* [What is asked]: Retype exactly the lines from the first one through the line with "x_tick_labels = [-10, 0, 10, 20, 30, 40]", including both ends; skip any pictures.

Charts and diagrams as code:

.....

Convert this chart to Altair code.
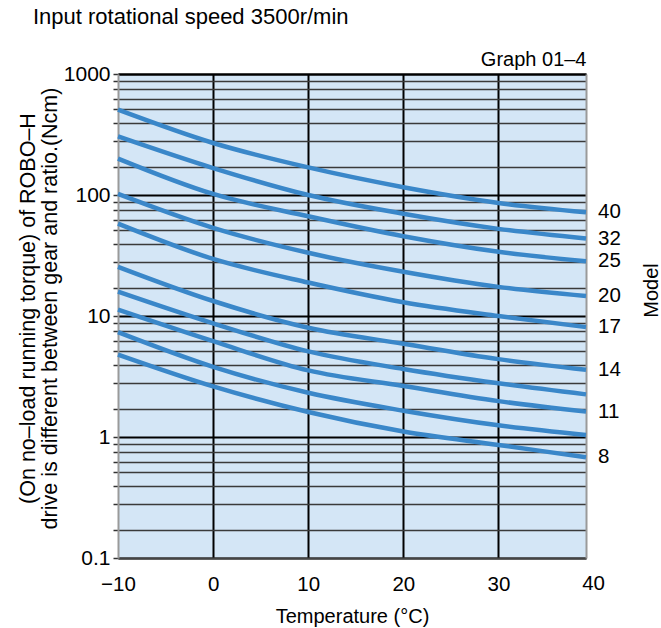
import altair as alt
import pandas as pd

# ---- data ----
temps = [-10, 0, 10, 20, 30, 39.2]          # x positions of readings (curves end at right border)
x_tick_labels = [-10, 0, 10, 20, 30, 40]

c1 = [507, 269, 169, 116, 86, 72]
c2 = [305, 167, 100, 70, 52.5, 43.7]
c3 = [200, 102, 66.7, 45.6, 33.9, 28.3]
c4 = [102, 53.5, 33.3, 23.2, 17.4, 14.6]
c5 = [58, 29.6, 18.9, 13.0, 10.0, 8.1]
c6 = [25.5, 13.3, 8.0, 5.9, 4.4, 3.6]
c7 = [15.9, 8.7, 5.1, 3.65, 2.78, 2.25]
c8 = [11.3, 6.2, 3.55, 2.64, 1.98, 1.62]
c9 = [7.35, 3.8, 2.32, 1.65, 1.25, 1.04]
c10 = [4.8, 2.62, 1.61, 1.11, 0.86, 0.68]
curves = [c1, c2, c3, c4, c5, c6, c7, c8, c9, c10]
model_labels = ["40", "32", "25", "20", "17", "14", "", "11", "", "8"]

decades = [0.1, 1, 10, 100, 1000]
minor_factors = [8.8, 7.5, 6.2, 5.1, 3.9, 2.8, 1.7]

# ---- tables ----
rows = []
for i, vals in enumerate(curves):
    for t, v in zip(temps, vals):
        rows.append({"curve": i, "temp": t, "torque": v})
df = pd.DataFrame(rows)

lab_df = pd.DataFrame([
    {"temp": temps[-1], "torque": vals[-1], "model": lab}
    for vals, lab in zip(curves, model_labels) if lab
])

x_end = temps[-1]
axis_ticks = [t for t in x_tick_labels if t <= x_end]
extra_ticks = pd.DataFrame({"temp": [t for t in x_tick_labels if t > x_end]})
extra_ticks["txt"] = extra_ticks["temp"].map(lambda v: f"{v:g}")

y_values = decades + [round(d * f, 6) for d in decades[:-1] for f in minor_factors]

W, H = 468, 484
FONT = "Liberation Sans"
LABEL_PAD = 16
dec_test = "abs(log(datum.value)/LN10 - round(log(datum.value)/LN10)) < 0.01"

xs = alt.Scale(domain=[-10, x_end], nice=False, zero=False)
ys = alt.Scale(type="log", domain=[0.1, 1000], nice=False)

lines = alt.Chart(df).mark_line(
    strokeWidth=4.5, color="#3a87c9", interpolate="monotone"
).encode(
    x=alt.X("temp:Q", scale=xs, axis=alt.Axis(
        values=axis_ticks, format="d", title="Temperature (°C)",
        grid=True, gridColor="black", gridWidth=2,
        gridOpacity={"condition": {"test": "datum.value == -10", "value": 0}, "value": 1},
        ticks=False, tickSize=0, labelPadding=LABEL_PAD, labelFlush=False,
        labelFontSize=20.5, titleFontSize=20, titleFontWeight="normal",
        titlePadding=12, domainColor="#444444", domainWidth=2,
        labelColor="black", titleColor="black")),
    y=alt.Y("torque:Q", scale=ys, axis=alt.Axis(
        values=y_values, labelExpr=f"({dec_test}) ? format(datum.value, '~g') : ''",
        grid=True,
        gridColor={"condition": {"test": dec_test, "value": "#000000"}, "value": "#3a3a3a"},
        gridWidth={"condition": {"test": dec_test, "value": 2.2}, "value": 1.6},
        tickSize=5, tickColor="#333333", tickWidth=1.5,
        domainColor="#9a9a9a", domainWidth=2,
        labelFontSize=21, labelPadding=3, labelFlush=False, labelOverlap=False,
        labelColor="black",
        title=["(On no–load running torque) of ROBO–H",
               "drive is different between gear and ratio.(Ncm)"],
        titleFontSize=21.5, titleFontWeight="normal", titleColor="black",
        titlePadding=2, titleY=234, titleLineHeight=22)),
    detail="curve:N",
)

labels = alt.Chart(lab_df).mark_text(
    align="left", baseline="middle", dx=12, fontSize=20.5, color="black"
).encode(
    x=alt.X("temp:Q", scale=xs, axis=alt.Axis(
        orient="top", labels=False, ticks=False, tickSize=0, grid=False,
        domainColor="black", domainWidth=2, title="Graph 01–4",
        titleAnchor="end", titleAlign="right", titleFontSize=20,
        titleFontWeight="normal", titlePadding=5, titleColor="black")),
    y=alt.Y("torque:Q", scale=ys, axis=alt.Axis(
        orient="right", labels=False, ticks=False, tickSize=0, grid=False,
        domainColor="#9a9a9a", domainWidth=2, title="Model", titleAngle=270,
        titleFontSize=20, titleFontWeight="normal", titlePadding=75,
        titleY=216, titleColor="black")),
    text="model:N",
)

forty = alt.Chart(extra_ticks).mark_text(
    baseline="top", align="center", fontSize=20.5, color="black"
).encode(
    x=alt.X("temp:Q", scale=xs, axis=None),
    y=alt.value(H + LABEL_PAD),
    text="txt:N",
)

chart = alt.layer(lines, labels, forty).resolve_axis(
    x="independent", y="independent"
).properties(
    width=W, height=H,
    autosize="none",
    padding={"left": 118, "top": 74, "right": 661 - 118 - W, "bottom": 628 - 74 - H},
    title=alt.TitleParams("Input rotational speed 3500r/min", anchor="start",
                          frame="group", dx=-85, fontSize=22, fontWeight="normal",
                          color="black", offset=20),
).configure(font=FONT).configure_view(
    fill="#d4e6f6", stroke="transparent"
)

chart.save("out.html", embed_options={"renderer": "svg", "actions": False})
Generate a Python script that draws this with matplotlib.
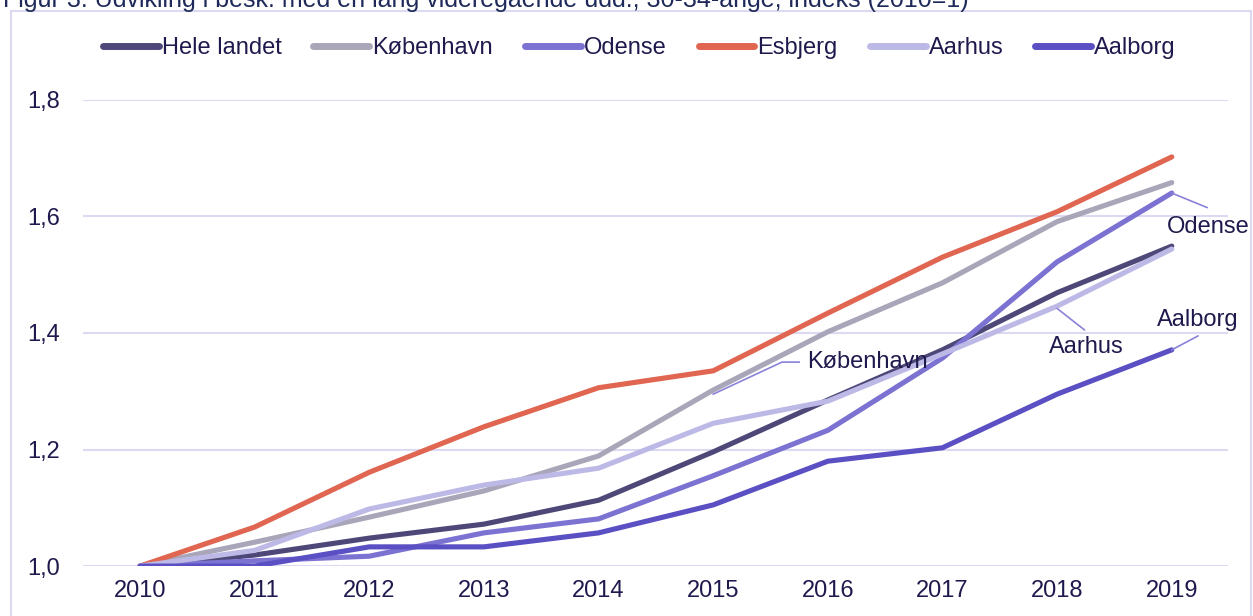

.....

* [Full output]:
Convert this chart to Altair code.
import altair as alt
import pandas as pd

# ---- data ----
temps = [-10, 0, 10, 20, 30, 39.2]          # x positions of readings (curves end at right border)
x_tick_labels = [-10, 0, 10, 20, 30, 40]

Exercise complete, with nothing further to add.